Por fim, há o problema – o problema pacifista – de não se ter uma resposta efetiva para o uso de gás nervoso por um governo contra os seus cidadãos. De um jeito ou de outro, toda pessoa tem a obrigação de defender a dignidade humana, por menores que possam ser os resultados de seus esforços. É esse conceito de dignidade que fez surgirem leis internacionais para a proteção dos direitos humanos, campanhas para reformas prisionais, boicotes contra o apartheid. Nesse contexto, não fazer nada quando diante do mal se torna o equivalente de apoiar ativamente o mal; moralmente falando, não existe meio termo.

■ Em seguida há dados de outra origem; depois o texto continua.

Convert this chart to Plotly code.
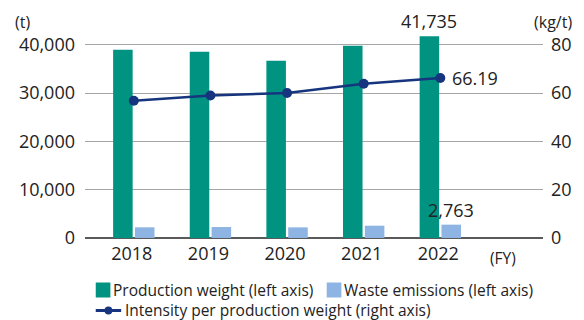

A guerra civil na Síria já matou mais de 100 mil pessoas, essencialmente uma pessoa por vez, o que é uma clara abominação, mas não é definido como crime contra a humanidade. O uso massivo de substâncias nervosas contra civis, no entanto, é um crime contra a humanidade. Como tal, trata-se de um crime contra cada pessoa deste planeta.
O presidente Obama não está defendendo uma ação que dizime o regime de Assad e permita às forças rebeldes tomarem o poder. Ele não está dizendo que colocaremos nossas tropas em risco na Síria, ou que será uma empreitada longa e custosa, ou sequer que será particularmente efetiva. Ele está dizendo que não quer que vivamos em um mundo onde gás nervoso pode ser usado contra civis sem consequências de qualquer tipo. Se matar 1.400 pessoas com gás nervoso não é nada demais, então já podemos imaginar a morte de 14 mil. Quando nos acostumarmos com esse número, 14 milhões pode vir em seguida.
Em algum ponto, o pacifismo se torna parte da maquinaria da morte e o isolacionismo, uma forma de genocídio. Não é uma questão de como explicaremos isso para os sírios, mas de como explicaremos para nossos filhos.